**What the exercise asks:** Without the pictures, extract every line from the start of the material to the line containing "import plotly.graph_objects as go", both ends included.

**Data extract:**
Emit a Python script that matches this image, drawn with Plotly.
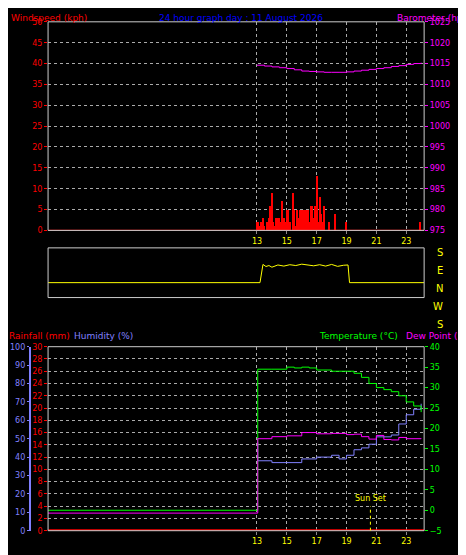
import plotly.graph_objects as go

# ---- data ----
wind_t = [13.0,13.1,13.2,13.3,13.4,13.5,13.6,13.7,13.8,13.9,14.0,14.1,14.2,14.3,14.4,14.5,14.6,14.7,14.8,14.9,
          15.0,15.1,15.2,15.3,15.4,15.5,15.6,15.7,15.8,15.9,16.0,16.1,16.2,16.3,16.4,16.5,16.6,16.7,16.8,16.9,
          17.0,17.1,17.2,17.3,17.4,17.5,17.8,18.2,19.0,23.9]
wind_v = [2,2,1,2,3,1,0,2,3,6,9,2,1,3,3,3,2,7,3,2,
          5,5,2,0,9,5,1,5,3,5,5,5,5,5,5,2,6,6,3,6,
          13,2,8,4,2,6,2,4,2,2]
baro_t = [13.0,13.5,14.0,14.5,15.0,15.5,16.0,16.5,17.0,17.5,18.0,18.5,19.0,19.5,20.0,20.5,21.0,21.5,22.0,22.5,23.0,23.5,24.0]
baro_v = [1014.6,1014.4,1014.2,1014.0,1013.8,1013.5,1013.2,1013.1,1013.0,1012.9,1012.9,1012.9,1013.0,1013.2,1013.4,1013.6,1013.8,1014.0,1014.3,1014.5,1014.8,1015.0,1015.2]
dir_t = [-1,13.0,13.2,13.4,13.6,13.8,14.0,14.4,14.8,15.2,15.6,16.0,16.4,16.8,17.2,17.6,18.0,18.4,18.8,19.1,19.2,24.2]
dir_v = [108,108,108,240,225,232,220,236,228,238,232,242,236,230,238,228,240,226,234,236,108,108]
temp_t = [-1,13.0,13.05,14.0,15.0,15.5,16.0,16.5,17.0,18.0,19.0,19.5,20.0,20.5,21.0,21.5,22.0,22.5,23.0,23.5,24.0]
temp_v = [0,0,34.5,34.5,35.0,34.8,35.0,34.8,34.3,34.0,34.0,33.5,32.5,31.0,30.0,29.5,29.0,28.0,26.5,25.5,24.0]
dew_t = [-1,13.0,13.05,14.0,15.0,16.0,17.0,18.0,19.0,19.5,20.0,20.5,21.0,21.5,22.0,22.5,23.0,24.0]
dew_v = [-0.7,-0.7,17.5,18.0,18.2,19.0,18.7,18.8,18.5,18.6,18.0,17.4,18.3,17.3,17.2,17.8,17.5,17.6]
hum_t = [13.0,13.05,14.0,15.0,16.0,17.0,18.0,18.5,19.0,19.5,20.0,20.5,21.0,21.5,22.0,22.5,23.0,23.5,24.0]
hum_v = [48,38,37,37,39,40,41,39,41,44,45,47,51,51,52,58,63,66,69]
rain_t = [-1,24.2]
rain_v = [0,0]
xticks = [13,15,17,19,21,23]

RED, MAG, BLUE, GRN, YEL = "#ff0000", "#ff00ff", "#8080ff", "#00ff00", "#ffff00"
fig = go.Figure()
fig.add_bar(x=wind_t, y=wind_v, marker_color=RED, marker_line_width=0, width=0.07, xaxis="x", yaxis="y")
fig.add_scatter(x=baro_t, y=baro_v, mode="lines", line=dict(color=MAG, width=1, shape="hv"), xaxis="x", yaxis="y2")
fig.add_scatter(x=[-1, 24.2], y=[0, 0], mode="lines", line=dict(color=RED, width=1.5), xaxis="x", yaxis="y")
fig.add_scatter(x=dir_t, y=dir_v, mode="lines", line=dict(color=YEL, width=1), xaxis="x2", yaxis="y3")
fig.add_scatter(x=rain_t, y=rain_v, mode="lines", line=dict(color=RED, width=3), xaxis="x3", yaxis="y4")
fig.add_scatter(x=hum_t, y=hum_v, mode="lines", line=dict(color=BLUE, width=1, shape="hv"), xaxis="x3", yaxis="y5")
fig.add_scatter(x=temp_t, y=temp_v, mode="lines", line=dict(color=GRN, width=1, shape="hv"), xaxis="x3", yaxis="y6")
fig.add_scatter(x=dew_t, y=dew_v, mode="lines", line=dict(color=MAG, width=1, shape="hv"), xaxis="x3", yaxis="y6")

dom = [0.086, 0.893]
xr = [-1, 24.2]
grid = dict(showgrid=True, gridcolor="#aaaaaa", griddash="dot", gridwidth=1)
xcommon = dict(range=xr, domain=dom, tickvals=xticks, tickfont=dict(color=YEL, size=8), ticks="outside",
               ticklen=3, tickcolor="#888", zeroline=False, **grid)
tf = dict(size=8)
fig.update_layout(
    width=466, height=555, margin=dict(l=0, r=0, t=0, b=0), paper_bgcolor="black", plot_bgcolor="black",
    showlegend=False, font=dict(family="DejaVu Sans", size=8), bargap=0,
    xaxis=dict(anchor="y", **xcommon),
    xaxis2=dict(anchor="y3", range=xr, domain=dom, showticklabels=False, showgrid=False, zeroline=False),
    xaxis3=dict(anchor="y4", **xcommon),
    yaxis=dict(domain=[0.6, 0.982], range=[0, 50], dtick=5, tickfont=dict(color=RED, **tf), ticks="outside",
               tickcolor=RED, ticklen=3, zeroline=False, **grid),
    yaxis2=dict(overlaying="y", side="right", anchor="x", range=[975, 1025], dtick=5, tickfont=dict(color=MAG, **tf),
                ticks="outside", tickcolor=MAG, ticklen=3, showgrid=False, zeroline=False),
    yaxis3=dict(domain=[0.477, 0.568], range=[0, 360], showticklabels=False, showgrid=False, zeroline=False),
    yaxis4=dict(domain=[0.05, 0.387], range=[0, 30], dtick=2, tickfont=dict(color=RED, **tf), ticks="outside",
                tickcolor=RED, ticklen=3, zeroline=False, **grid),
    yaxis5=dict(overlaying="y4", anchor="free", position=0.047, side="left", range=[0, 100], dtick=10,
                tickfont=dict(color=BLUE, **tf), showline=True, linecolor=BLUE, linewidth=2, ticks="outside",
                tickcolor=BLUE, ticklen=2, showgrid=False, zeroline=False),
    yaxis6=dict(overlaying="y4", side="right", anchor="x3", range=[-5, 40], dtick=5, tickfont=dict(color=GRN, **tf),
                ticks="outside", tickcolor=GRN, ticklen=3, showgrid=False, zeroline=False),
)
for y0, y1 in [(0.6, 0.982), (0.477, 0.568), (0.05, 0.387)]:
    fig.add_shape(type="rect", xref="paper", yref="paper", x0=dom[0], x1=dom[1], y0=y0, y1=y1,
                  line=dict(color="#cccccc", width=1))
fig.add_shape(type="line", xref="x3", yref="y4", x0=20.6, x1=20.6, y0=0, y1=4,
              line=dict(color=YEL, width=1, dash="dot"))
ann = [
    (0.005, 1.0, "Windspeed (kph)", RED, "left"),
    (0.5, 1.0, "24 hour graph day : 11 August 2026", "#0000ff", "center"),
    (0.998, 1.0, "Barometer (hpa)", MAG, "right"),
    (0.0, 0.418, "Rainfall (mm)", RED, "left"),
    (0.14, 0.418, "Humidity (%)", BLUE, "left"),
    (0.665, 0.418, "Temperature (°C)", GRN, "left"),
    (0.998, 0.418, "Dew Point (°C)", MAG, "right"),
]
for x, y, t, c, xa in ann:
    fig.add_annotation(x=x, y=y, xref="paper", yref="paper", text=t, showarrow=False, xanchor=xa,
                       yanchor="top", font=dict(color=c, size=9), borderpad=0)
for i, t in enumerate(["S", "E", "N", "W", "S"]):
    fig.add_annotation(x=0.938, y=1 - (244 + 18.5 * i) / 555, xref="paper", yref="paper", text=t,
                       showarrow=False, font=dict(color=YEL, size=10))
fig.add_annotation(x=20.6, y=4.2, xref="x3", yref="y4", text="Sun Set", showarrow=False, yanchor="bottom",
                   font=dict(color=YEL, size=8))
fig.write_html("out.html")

**Result of the task:**
Emit a Python script that matches this image, drawn with Plotly.
import plotly.graph_objects as go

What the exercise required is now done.